Settlement reached in decade-old lawsuit connected to Western Health privacy breach
CBC
An out-of-court settlement has been reached in a class-action lawsuit involving Western Health that dates back more than a decade.
The lawsuit was launched in August 2012, alleging that the health authority failed to protect the personal information of patients and violated the province's Privacy Act.
The class-action said more than 1,000 people were harmed when a Western Health employee accessed private medical files, including personal information. The employee has since been dismissed.
Bob Buckingham, one of the lawyers on the case, said it's believed to be the first settlement connected to a health-care privacy breach in Newfoundland and Labrador.
About 100 of those people have died since the class-action was filed, according to Buckingham, who said it's upsetting those people won't be able to see a resolution or get answers as to why their information was accessed.

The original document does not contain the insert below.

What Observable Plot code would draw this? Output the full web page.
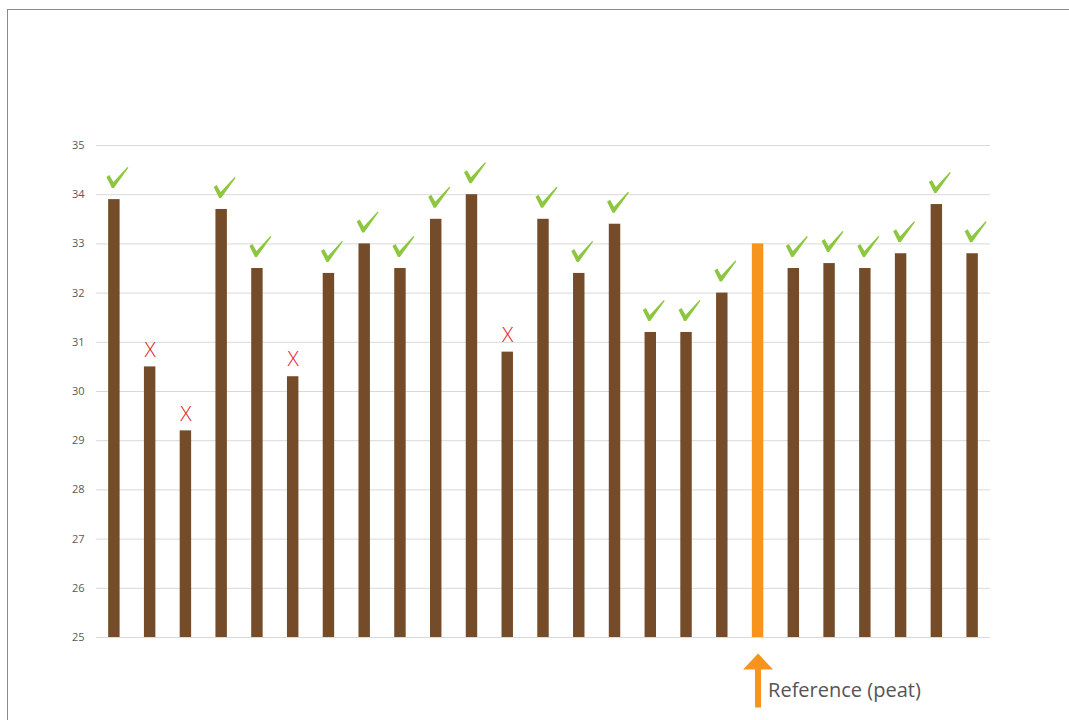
<!DOCTYPE html>
<html>
<head>
<meta charset="utf-8">
<script src="https://cdn.jsdelivr.net/npm/d3@7"></script>
<script src="https://cdn.jsdelivr.net/npm/@observablehq/plot@0.6"></script>
<style>
  html, body { margin: 0; padding: 0; background: #fff; }
  #wrap { position: relative; width: 1069px; height: 720px; overflow: hidden; }
  #frame { position: absolute; left: 7px; top: 9px; width: 1080px; height: 730px;
           border-top: 1px solid #8a8a8a; border-left: 1px solid #8a8a8a; box-sizing: border-box; }
  #chart { position: absolute; left: 0; top: 0; }
</style>
</head>
<body>
<div id="wrap"><div id="frame"></div><div id="chart"></div></div>
<script>
// Categories (samples in order); the 19th is the peat reference
const samples = ["S1","S2","S3","S4","S5","S6","S7","S8","S9","S10","S11","S12","S13","S14","S15","S16","S17","S18","Reference (peat)","S20","S21","S22","S23","S24","S25"];
// Measured values
const values = [33.9, 30.5, 29.2, 33.7, 32.5, 30.3, 32.4, 33.0, 32.5, 33.5, 34.0, 30.8, 33.5, 32.4, 33.4, 31.2, 31.2, 32.0, 33.0, 32.5, 32.6, 32.5, 32.8, 33.8, 32.8];
// Verdict per sample: "pass", "fail" or "ref"
const verdicts = ["pass","fail","fail","pass","pass","fail","pass","pass","pass","pass","pass","fail","pass","pass","pass","pass","pass","pass","ref","pass","pass","pass","pass","pass","pass"];
// Y-axis ticks
const yTicks = [25, 26, 27, 28, 29, 30, 31, 32, 33, 34, 35];
const referenceLabel = "Reference (peat)";

const data = samples.map((s, i) => ({sample: s, value: values[i], verdict: verdicts[i]}));
const passes = data.filter(d => d.verdict === "pass");
const fails = data.filter(d => d.verdict === "fail");
const refs = data.filter(d => d.verdict === "ref");

const brown = "#754C29", orange = "#F7941D", green = "#8DC63F", red = "#E0262A", grey = "#595959";

// Brush-style check mark symbol
const checkSymbol = {
  draw(ctx) {
    ctx.moveTo(-11, -0.5);
    ctx.lineTo(-8, -2.5);
    ctx.lineTo(-4, 4.5);
    ctx.lineTo(10, -10.5);
    ctx.lineTo(11, -9.8);
    ctx.lineTo(-3.5, 10.5);
    ctx.lineTo(-5.5, 10.5);
    ctx.closePath();
  }
};

// Upward arrow symbol (head + shaft) for the reference annotation
const arrowSymbol = {
  draw(ctx) {
    ctx.moveTo(0, -27);
    ctx.lineTo(15, -11);
    ctx.lineTo(3, -11);
    ctx.lineTo(3, 27);
    ctx.lineTo(-3, 27);
    ctx.lineTo(-3, -11);
    ctx.lineTo(-15, -11);
    ctx.closePath();
  }
};

const chart = Plot.plot({
  width: 1069,
  height: 720,
  marginLeft: 96,
  marginRight: 79,
  marginTop: 145,
  marginBottom: 83,
  style: {fontFamily: "'Open Sans', sans-serif", fontSize: "11px", color: grey, background: "transparent"},
  x: {domain: samples, paddingInner: 0.68, paddingOuter: 0.34, round: false, axis: null},
  y: {domain: [25, 35], ticks: yTicks, grid: false, label: null, axis: null},
  marks: [
    Plot.gridY(yTicks, {stroke: "#d9d9d9", strokeOpacity: 1, strokeWidth: 1}),
    Plot.axisY(yTicks, {tickSize: 0, tickPadding: 12, fill: grey, fontSize: 11, label: null, tickFormat: d => String(d)}),
    Plot.barY(data, {x: "sample", y1: 25, y2: "value", fill: d => d.verdict === "ref" ? orange : brown}),
    Plot.dot(passes, {x: "sample", y: "value", dy: -22, dx: 3, symbol: checkSymbol, fill: green, stroke: null, r: 1}),
    Plot.text(fails, {x: "sample", y: "value", text: () => "X", fill: red, fontSize: 21, fontWeight: 300, dy: -17, fontFamily: "'Open Sans', sans-serif"}),
    Plot.dot(refs, {x: "sample", y: 25, dy: 43, symbol: arrowSymbol, fill: orange, stroke: null, r: 1}),
    Plot.text(refs, {x: "sample", y: 25, dy: 53, dx: 10, text: () => referenceLabel, textAnchor: "start", fill: "#555", fontSize: 20, fontFamily: "'Open Sans', sans-serif"})
  ]
});
document.getElementById("chart").appendChild(chart);
</script>
</body>
</html>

"The people have gone through years and years of not knowing why their information was accessed," he told CBC News on Monday.
"The stress and strain on people has just been tremendous. In particular, the strain on the two lead plaintiffs who were with us all the way. This has been on their mind every day for the past 10 years."

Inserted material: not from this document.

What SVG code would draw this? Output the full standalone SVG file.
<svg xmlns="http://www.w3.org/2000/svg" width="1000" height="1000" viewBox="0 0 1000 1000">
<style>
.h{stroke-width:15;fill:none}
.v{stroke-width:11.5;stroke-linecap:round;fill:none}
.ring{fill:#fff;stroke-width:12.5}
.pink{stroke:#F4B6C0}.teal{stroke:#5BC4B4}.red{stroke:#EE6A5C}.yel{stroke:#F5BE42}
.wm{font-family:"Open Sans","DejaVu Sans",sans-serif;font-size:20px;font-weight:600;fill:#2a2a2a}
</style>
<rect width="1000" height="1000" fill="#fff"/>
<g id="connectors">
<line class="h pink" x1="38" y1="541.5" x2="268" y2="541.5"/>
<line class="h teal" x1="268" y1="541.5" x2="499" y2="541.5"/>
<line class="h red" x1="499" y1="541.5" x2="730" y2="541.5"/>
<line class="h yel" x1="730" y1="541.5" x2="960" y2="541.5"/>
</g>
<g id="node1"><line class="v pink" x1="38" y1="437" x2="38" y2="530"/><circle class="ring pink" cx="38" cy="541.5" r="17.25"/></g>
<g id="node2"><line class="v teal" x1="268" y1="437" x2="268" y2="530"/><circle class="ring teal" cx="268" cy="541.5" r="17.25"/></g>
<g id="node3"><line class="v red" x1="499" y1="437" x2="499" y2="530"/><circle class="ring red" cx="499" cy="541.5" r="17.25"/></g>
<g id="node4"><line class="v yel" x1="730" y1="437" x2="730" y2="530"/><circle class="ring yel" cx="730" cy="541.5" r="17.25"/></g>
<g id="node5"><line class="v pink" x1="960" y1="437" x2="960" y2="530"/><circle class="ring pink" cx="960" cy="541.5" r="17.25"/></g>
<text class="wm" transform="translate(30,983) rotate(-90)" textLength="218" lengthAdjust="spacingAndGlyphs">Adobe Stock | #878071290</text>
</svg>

Buckingham wouldn't comment on the amount of the settlement, as it is yet to be approved by a judge, but called the number satisfactory.

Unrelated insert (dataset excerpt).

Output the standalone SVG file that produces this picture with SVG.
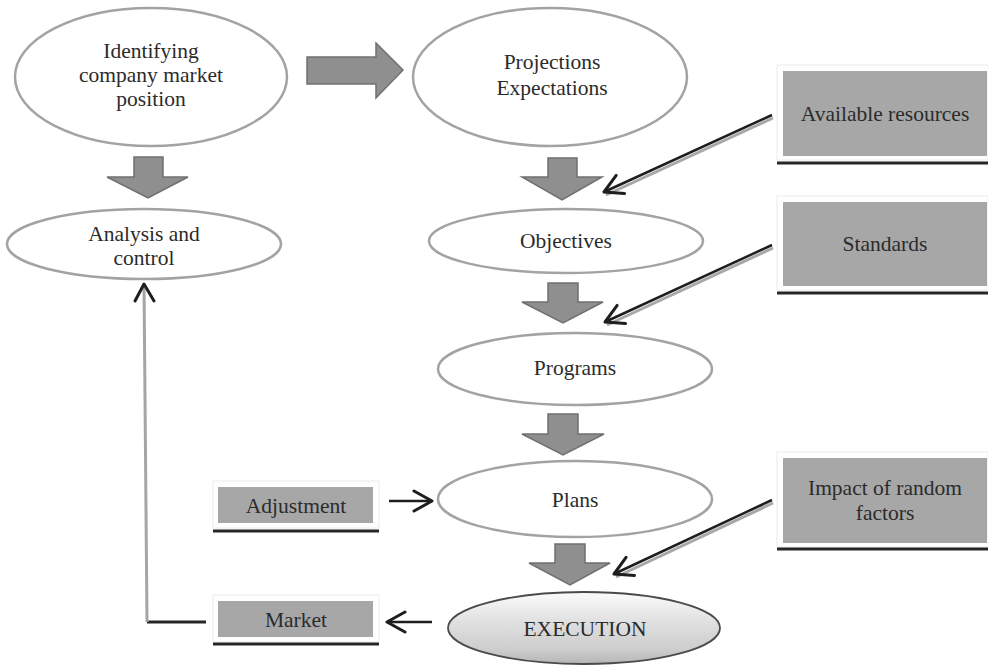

Buckingham said much of the lawsuit involved fighting for recognition of intrusion on seclusion, a legal tort centred around privacy not often dealt with in Newfoundland and Labrador.
Intrusion on seclusion can be claimed if the defendant intentionally intruded on a patient's privacy, the intrusion is highly offensive to the average person, and the intrusion caused the plaintiff significant anguish or suffering.
"All of those issues were before the court," he said.
"The legal issues, some of them are novel in the sense that they hadn't been litigated in Newfoundland before around this privacy issue. So both parties were presenting to the court novel arguments, novel law, novel facts. And I think it was just decided that it would be better to negotiate a resolution."
The two-week trial was set to begin on Monday, but was expected to happen last year, said Buckingham. He said it was delayed by the cyberattack that debilitated the province's health-care system in October 2021.
He believes the attack could have played a factor in the health authority's preparedness to fight the lawsuit in court, but hopes it and the class-action will prompt officials to take privacy seriously.